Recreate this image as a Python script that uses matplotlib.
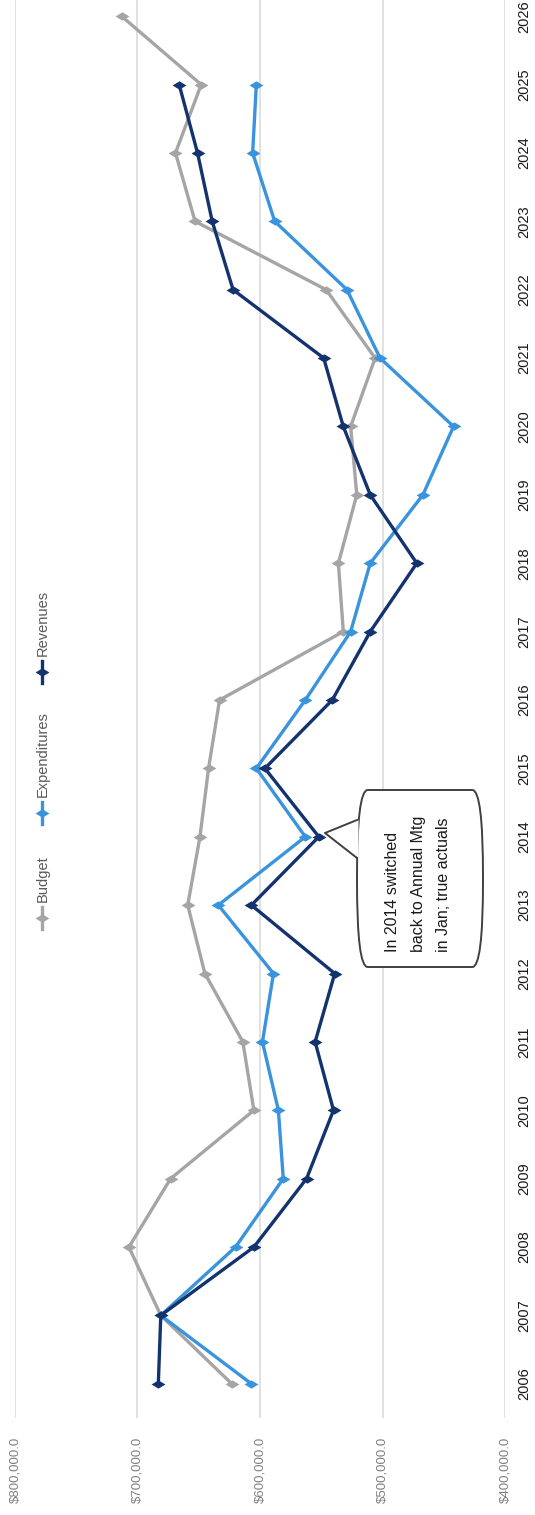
import matplotlib
matplotlib.use("Agg")
import matplotlib.pyplot as plt
from matplotlib.patches import FancyBboxPatch, Polygon
from matplotlib.lines import Line2D

plt.rcParams['font.family'] = ['Liberation Sans', 'DejaVu Sans']

years = list(range(2006, 2027))
year_labels = [str(y) for y in years]

budget = [623, 681, 707, 673, 605, 614, 645, 659, 649, 642, 633,
          532, 536, 521, 526, 506, 546, 653, 669, 648, 713]
expenditures = [607, 681, 620, 581, 585, 598, 589, 634, 563, 603, 563,
                526, 510, 467, 442, 502, 529, 588, 606, 603]
revenues = [683, 681, 605, 562, 540, 555, 539, 607, 552, 596, 541,
            510, 472, 510, 532, 548, 622, 639, 651, 666]

value_ticks = [800, 700, 600, 500, 400]
value_labels = ["$800,000.0", "$700,000.0", "$600,000.0", "$500,000.0", "$400,000.0"]

series_names = ["Budget", "Expenditures", "Revenues"]
colors = {"Budget": "#A5A5A5", "Expenditures": "#3A93DD", "Revenues": "#12336E"}

W, H = 535, 1515
fig = plt.figure(figsize=(W / 100, H / 100), dpi=100)

def fx(px):
    return px / W

def fy(py):
    return 1 - py / H

left_px, right_px = 15, 505
bottom_px, top_px = 1418, -18
ax = fig.add_axes([fx(left_px), fy(bottom_px), fx(right_px - left_px), (bottom_px - top_px) / H])
ax.set_xlim(800, 400)
ax.set_ylim(2005.5, 2026.5)
for s in ax.spines.values():
    s.set_visible(False)
ax.set_xticks(value_ticks)
ax.set_xticklabels(value_labels, rotation=90, fontsize=9.5, color="#808080")
ax.set_yticks(years)
ax.set_yticklabels(year_labels, rotation=90, fontsize=10.5, color="#1A1A1A", va="center")
ax.yaxis.tick_right()
ax.tick_params(axis="x", length=0, pad=13.5)
ax.tick_params(axis="y", length=0, pad=9)
for lab in ax.get_xticklabels():
    lab.set_verticalalignment("top")
ax.grid(axis="x", color="#D9D9D9", lw=1.1)
ax.set_axisbelow(True)

diamond = [(-1, 0), (0, 0.6), (1, 0), (0, -0.6), (-1, 0)]

data = {"Budget": budget, "Expenditures": expenditures, "Revenues": revenues}
for name in series_names:
    vals = data[name]
    ax.plot(vals, years[:len(vals)], color=colors[name], lw=2.4,
            marker=diamond, markersize=10, markeredgewidth=0, zorder=3,
            solid_joinstyle="round")

# legend (rotated, drawn manually)
legend_items = [("Budget", 918), ("Expenditures", 813), ("Revenues", 672)]
lx = 42
for name, my in legend_items:
    fig.add_artist(Line2D([fx(lx), fx(lx)], [fy(my - 11), fy(my + 11)],
                          transform=fig.transFigure, color=colors[name], lw=2.4))
    fig.add_artist(Line2D([fx(lx)], [fy(my)], transform=fig.transFigure,
                          color=colors[name], marker=diamond, markersize=10,
                          markeredgewidth=0))
    fig.text(fx(lx + 1), fy(my - 16), name, rotation=90, ha="center", va="bottom",
             fontsize=10.5, color="#595959")

# callout box
bx0, bx1, by0, by1 = 357, 483, 790, 967
box = FancyBboxPatch((fx(bx0), fy(by1)), fx(bx1 - bx0), (by1 - by0) / H,
                     boxstyle="round,pad=0,rounding_size=0.02",
                     transform=fig.transFigure, facecolor="white",
                     edgecolor="#404040", lw=1.4, zorder=5,
                     mutation_aspect=H / W)
fig.add_artist(box)
tip = (325, 833)
b1, b2 = (357, 820), (357, 858)
poly = Polygon([(fx(tip[0]), fy(tip[1])), (fx(b1[0] + 1.5), fy(b1[1])),
                (fx(b2[0] + 1.5), fy(b2[1]))], closed=True,
               transform=fig.transFigure, facecolor="white", edgecolor="none", zorder=6)
fig.add_artist(poly)
fig.add_artist(Line2D([fx(b1[0]), fx(tip[0]), fx(b2[0])],
                      [fy(b1[1]), fy(tip[1]), fy(b2[1])],
                      transform=fig.transFigure, color="#404040", lw=1.4, zorder=7))
fig.text(fx(418), fy(952), "In 2014 switched\nback to Annual Mtg\nin Jan; true actuals",
         rotation=90, ha="center", va="bottom", fontsize=11.5, color="#1A1A1A",
         linespacing=1.85, multialignment="left", zorder=8)

fig.savefig("out.png", dpi=100)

+++

## Set exercise:
Repeat the lines exactly as they stand, from the opening line of the data through the line with "year_labels = [str(y) for y in years]". Pictures stay out of the copy.

## Expected answer:
Recreate this image as a Python script that uses matplotlib.
import matplotlib
matplotlib.use("Agg")
import matplotlib.pyplot as plt
from matplotlib.patches import FancyBboxPatch, Polygon
from matplotlib.lines import Line2D

plt.rcParams['font.family'] = ['Liberation Sans', 'DejaVu Sans']

years = list(range(2006, 2027))
year_labels = [str(y) for y in years]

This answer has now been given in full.